According to the Drug Czar… okay, hold on for a minute, I can't finish that sentence without inserting a quick rant. Doesn't the Constitution of the United States forbid the granting of titles of nobility? And is not "Czar" a title of nobility? Yeah, I know, "Czar" isn't the man's real title. It's really "Director of the Office of National Drug Control Policy." But nobody calls him that. And the fact that a government official in the American democracy is regularly referred to as a Russian monarch should give us pause, don't you think?

Back to the top. According to the Drug Czar, it's a good idea to lie to your kids about drugs -- specifically, about your own past use of drugs. I think Amy's take on this is exactly right, so I won't belabor it.
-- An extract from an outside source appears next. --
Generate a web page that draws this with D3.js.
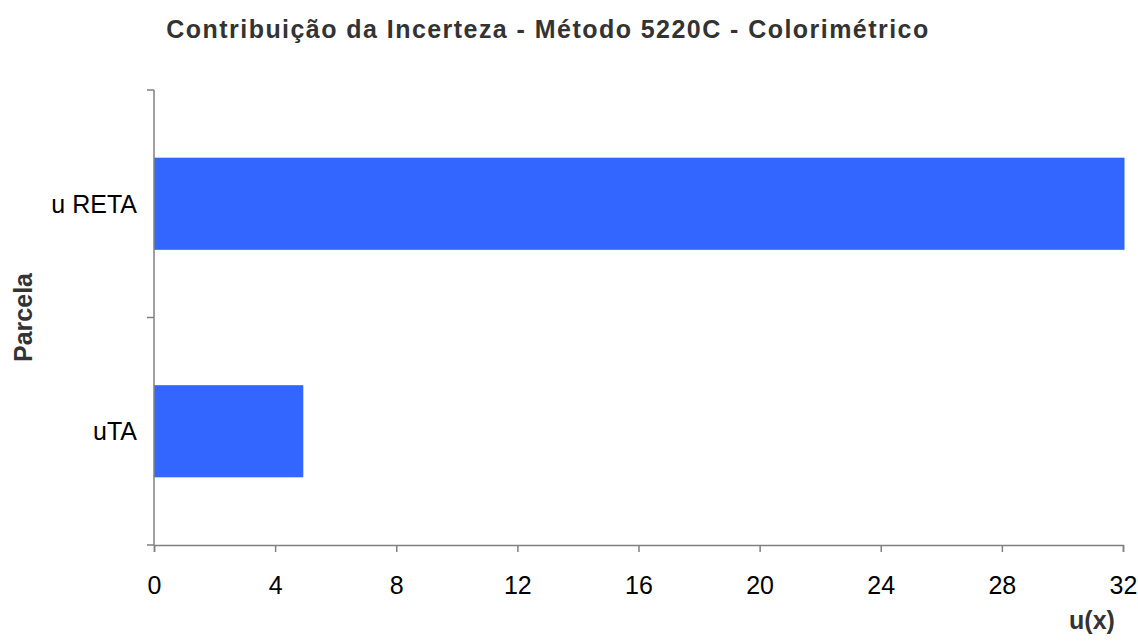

I will, however, point out a couple of misleading claims in Czar John Walters's comments.

First, he says that parents who smoked marijuana "should warn their children that the dope being peddled today is much more potent than what the older generation smoked." While that's true, it erroneously implies that people who smoke now are getting more high than before, whereas in fact the evidence indicates that marijuana smokers seem to aim for a "target" level of intoxication, and now it just takes less weed to get there than it did before. (I found that out from Mark Kleiman's blog a few weeks or months ago, though his archives don't seem to be operative at the moment.)

Second, Walters says that "of the 6 million Americans undergoing drug treatment today, about 60 percent are marijuana-dependent." Notice the clever wording. He does *not* say that 60 percent of people undergoing drug treatment are undergoing treatment for marijuana. What the statistic really shows is that, for every ten people undergoing treatment for *some* drug, six of them also use marijuana. This is not surprising -- someone who uses crack might very well like weed, too. But the crack, not the weed, is most likely the reason they're in treatment.

I disagree with the Czar's notion that lying to and misleading your children is a good policy. But I'll give him this much credit: at least he's leading by example.

UPDATE: Mark kindly sent me the link to his comments on marijuana potency. Aside from the point above (that pot smokers seem to aim for a target high), it also turns out that Walters's factual claim about the potency per ounce is also bogus, for reasons Mark explains.